Beijing, on the other hand, said it had taken "necessary controls" against Philippine boats that had "illegally" entered its waters.

The incident occurred as the Philippine boats were on a resupply mission to a grounded warship — the BRP Sierra Madre — a World War II-era vessel now used by Manila as a military outpost.

The ship, deliberately grounded by Manila in 1999 to reinforce its sovereignty claims, has long been a flashpoint between the two countries.

The Philippine navy personnel deployed on the crumbling vessel depend upon resupply missions to survive their remote posting.

Beijing sending a message?

Raymond Powell, SeaLight Director at Stanford University's Gordian Knot Center for National Security Innovation, said the incident showed that China wants to exert its maritime power.

"It seems pretty clear that China was trying to send a message that playtime is over and that there are big countries and small countries, and the Philippines needs to remember where it is on the pecking order."

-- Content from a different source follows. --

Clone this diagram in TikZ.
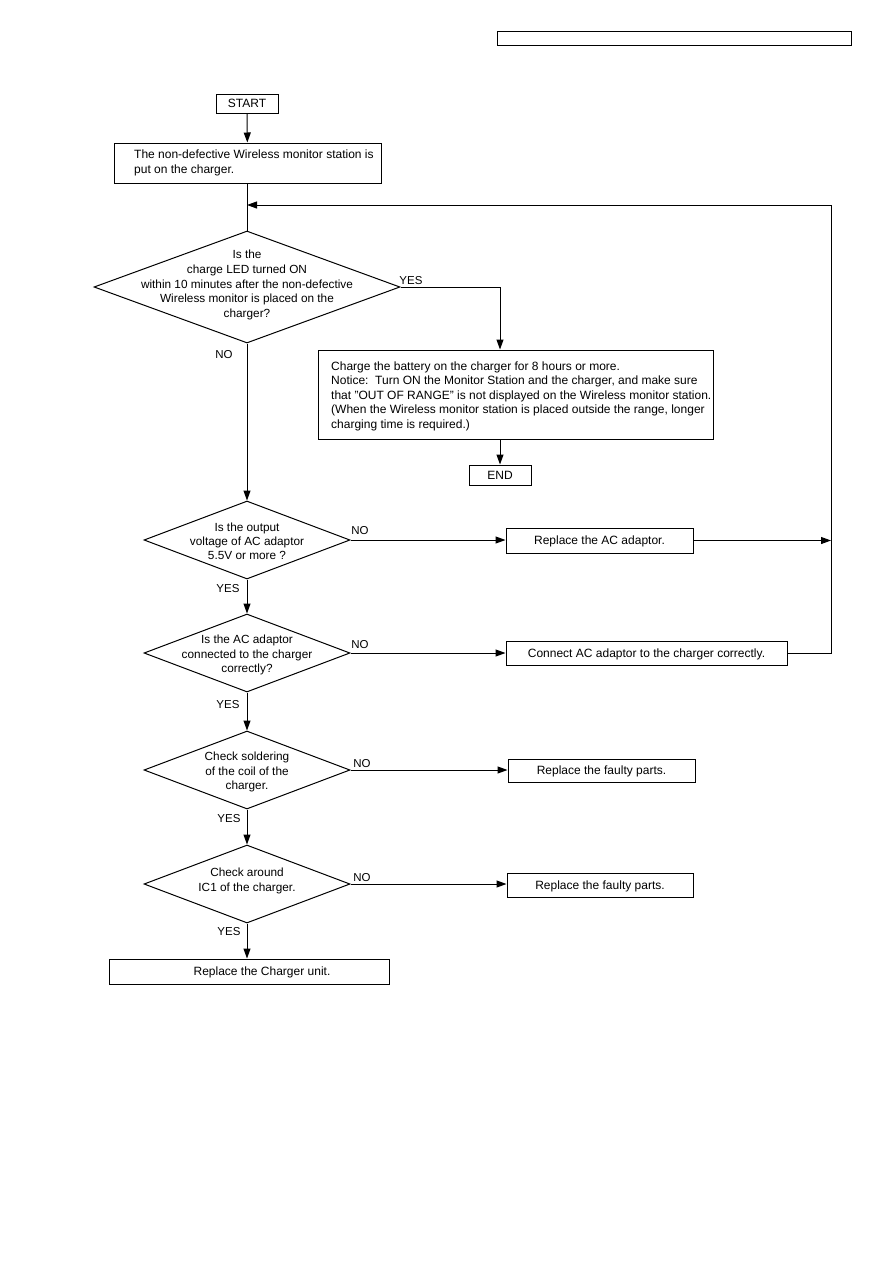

US promises 'ironclad' defense of Philippines

The maritime confrontation is the latest in a long list of complaints between the two sides. It came after Manila protested against the Chinese coast guard's use of a laser against a ship supporting a resupply mission in February. China then claimed the laser was used for "navigation safety." 

Powell, a retired US Air Force colonel, said China's aim is to prevent the BRP Sierra Madre from being used as a military base. But he believes the Chinese military is unlikely to launch a direct attack on the ship.

"I think, lasers, blocking and water cannons are probably about the limit of what China wants to do because quite frankly, in some ways, China's long-term strategy is still working," Powell said. 

"The Philippines has not been able to repair or replace the BRP Sierra Madre. China's entire strategy has been to deny them the ability to do that until the ship does break up or becomes uninhabitable," he added.

"The grounded ship is not going to maintain its structural integrity forever. Eventually, it is going to start to break up, and that is going to precipitate some kind of crisis."

Disputed claims in the SCS

The Second Thomas Shoal is about 200 kilometers (120 miles) from the Philippine island of Palawan and more than 1,000 kilometers from China's nearest major landmass, Hainan island.

And China claims sovereignty over almost the entire South China Sea, through which trillions of dollars in trade passes annually.

The Philippines, Malaysia, Vietnam, Brunei and Taiwan all have overlapping territorial claims over the crucial waterway.

In 2016, an international court ruling held that China's claims had no legal basis. But Beijing has ignored the verdict.

What has changed in terms of Manila's approach?

Aaron-Matthew Lariosa, a freelance defense writer and Indo-Pacific observer based in Washington, said these flare-ups are nothing new.

"Actions like these are one of the many ways China enforces its claims in the South China Sea."

But what has changed is the way Manila is publicizing China's aggression, Lariosa noted. "This approach helps counter disinformation and bolsters public awareness on the violations of Philippine sovereignty."

China, Philippines agree to 'manage differences'

The Philippines' policy toward China has also changed markedly under President Ferdinand Marcos Jr. Under his predecessor, President Rodrigo Duterte, Manila was seen as cozying up to Beijing in the hope of boosting trade and investment.

But Marcos has insisted he will not let China trample on his country's maritime rights. His administration has also strengthened defense ties with former colonial ruler and longtime ally the United States, with Manila granting the US greater access to its military bases.

No end to maritime confrontations?

Powell believes maritime incidents in the South China Sea are likely to continue between Manila and Beijing.

"I don't see what stops them from happening again. The Philippines has been pushing back on a lot of China's aggression," he underlined. 

"These resupply missions seem to be a catalyst for a lot of the drama, and they seem to carry with them the potential for escalation."